Ao final do primeiro ano, eram 20 ciaddes operadas em
seis estados e territórios. Cinco anos mais tarde, a
TABA já servia 37 cidades em todos os estados da região
norte, mais diversas localidades na região nordeste e
centro-oeste. A frota de Bandeirante chegou a totalizar
simultaneamente 10 unidades, dos 13 que ela veio a
operar.
TAM
Em 12 de julho de 1976 decolava o primeiro vôo de uma
nova empresa aérea: a TAM - Transportes Aéreos
Regionais, que tinha por parceiras a Taxi Aéreo Marília
e a Vasp. Esta havia cedido 9 EMB-110C, direitos de
tráfego e instalações aeroportuárias no interior de São
Paulo. O crescimento foi muito rápido. Em janeiro de
1977 a TAM já servia 21 cidades nos estados de São
Paulo, Minas Gerais, Paraná, Mato Grosso, Goiás e Rio de
Janeiro.

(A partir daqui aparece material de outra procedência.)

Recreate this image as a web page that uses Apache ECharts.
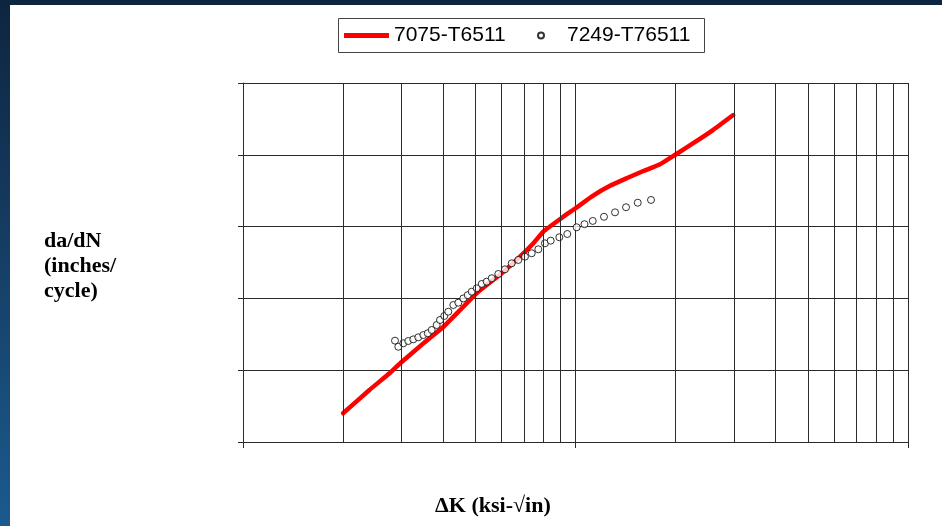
<!DOCTYPE html>
<html>
<head>
<meta charset="utf-8">
<script src="https://cdn.jsdelivr.net/npm/echarts@6/dist/echarts.min.js"></script>
<style>
  html, body { margin: 0; padding: 0; }
  #frame {
    position: relative;
    width: 942px;
    height: 526px;
    background: linear-gradient(180deg, #0e2540 0%, #163f66 50%, #1b5a8e 100%);
    overflow: hidden;
  }
  #chart {
    position: absolute;
    left: 10px;
    top: 5px;
    width: 932px;
    height: 521px;
    background: #fff;
  }
</style>
</head>
<body>
<div id="frame"><div id="chart"></div></div>
<script>
// 7075-T6511 curve (delta K, da/dN)
const kRed = [2.0, 2.4, 2.77, 3.0, 3.5, 4.0, 4.5, 5.04, 6.0, 6.81, 7.47, 8.0, 9.19, 10, 11.3, 12.7, 14.3,
  16.0, 17.9, 19.9, 22.6, 25.9, 29.8];
const rateRed = [2.51e-8, 5.3e-8, 9.2e-8, 1.3e-7, 2.4e-7, 4.0e-7, 6.9e-7, 1.18e-6, 2.24e-6, 3.81e-6,
  5.85e-6, 8.49e-6, 1.37e-5, 1.80e-5, 2.70e-5, 3.7e-5, 4.75e-5, 5.95e-5, 7.3e-5, 9.93e-5, 1.45e-4,
  2.21e-4, 3.58e-4];

// 7249-T76511 test points
const kCirc = [2.865, 2.932, 3.035, 3.141, 3.252, 3.367, 3.486, 3.594, 3.694, 3.824, 3.913, 4.031, 4.144,
  4.291, 4.442, 4.599, 4.741, 4.874, 5.046, 5.224, 5.407, 5.598, 5.859, 6.137, 6.429, 6.730, 7.047,
  7.385, 7.731, 8.092, 8.422, 8.940, 9.448, 10.08, 10.64, 11.27, 12.18, 13.15, 14.19, 15.39, 16.87];
const rateCirc = [2.58e-7, 2.12e-7, 2.37e-7, 2.55e-7, 2.69e-7, 2.87e-7, 3.09e-7, 3.27e-7, 3.63e-7, 4.26e-7,
  5.00e-7, 5.69e-7, 6.53e-7, 8.09e-7, 8.71e-7, 1.00e-6, 1.11e-6, 1.24e-6, 1.38e-6, 1.59e-6, 1.71e-6,
  1.91e-6, 2.19e-6, 2.54e-6, 3.08e-6, 3.43e-6, 3.81e-6, 4.25e-6, 4.83e-6, 5.85e-6, 6.37e-6, 7.10e-6,
  7.89e-6, 9.78e-6, 1.08e-5, 1.20e-5, 1.37e-5, 1.58e-5, 1.86e-5, 2.15e-5, 2.35e-5];

// minor log gridlines on the x axis
const xMinorGrid = [2, 3, 4, 5, 6, 7, 8, 9, 20, 30, 40, 50, 60, 70, 80, 90];

const names = ["7075-T6511", "7249-T76511"];
const gridColor = "#2b2b2b";

const chart = echarts.init(document.getElementById("chart"));

const option = {
  animation: false,
  backgroundColor: "#fff",
  title: [
    {
      text: "da/dN\n(inches/\ncycle)",
      left: 34,
      top: 224,
      padding: 0,
      textStyle: {
        fontFamily: "'Liberation Serif', 'Times New Roman', serif",
        fontWeight: "bold",
        fontSize: 22,
        lineHeight: 25,
        color: "#000",
      },
    },
    {
      text: "ΔK (ksi-√in)",
      left: 425,
      top: 490,
      padding: 0,
      textStyle: {
        fontFamily: "'Liberation Serif', 'Times New Roman', serif",
        fontWeight: "bold",
        fontSize: 22,
        color: "#000",
      },
    },
  ],
  legend: [
    {
      data: [names[0]],
      left: 334,
      top: 20,
      padding: 0,
      icon: "rect",
      itemWidth: 45,
      itemHeight: 5,
      textStyle: { fontFamily: "'Liberation Sans', Arial, sans-serif", fontSize: 21, color: "#000" },
    },
    {
      data: [names[1]],
      left: 527,
      top: 20,
      padding: 0,
      itemWidth: 6,
      itemHeight: 6,
      textStyle: {
        fontFamily: "'Liberation Sans', Arial, sans-serif",
        fontSize: 21,
        color: "#000",
        padding: [0, 0, 0, 18],
      },
    },
  ],
  graphic: [
    {
      type: "rect",
      shape: { x: 328.5, y: 13.5, width: 366, height: 34 },
      style: { fill: null, stroke: "#444", lineWidth: 1 },
    },
  ],
  grid: { left: 233, right: 34, top: 78, bottom: 84 },
  xAxis: {
    type: "log",
    logBase: 10,
    min: 1,
    max: 100,
    axisLine: { show: true, lineStyle: { color: gridColor, width: 1 } },
    axisTick: { show: true, length: 6, lineStyle: { color: gridColor } },
    axisLabel: { show: false },
    splitLine: { show: true, lineStyle: { color: gridColor, width: 1 } },
  },
  yAxis: {
    type: "log",
    logBase: 10,
    min: 1e-8,
    max: 1e-3,
    axisLine: { show: true, lineStyle: { color: gridColor, width: 1 } },
    axisTick: { show: true, length: 5, lineStyle: { color: gridColor } },
    axisLabel: { show: false },
    splitLine: { show: true, lineStyle: { color: gridColor, width: 1 } },
  },
  series: [
    {
      name: "minor-grid",
      type: "line",
      data: [],
      z: 1,
      silent: true,
      markLine: {
        silent: true,
        symbol: ["none", "none"],
        label: { show: false },
        lineStyle: { color: gridColor, width: 1, type: "solid" },
        data: xMinorGrid.map((v) => ({ xAxis: v })),
      },
    },
    {
      name: names[0],
      type: "line",
      z: 3,
      showSymbol: false,
      smooth: 0.15,
      data: kRed.map((k, i) => [k, rateRed[i]]),
      lineStyle: { color: "#ff0000", width: 4.5, join: "round", cap: "round" },
      itemStyle: { color: "#ff0000" },
    },
    {
      name: names[1],
      type: "scatter",
      z: 4,
      symbol: "circle",
      symbolSize: 7,
      data: kCirc.map((k, i) => [k, rateCirc[i]]),
      itemStyle: { color: "#fff", borderColor: "#000", borderWidth: 1 },
    },
  ],
};

chart.setOption(option);
</script>
</body>
</html>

Esse número aumentaria para 25 cidades em pouco
tempo e a TAM teria a primazia de poder dizer que foi a
primeira regional a transportar um milhão de
passageiros, marca atingida em 16 de setembro de 1981.
Operou no total 13 Bandeirante até 1992.
Robustos, valentes, versáteis. Mais de trinta anos
depois de entrarem em serviço, os EMB-110 continuam
desbravando este país, unindo pessoas e comunidades nos
quatro cantos do Brasil. Verdadeiros Bandeirantes.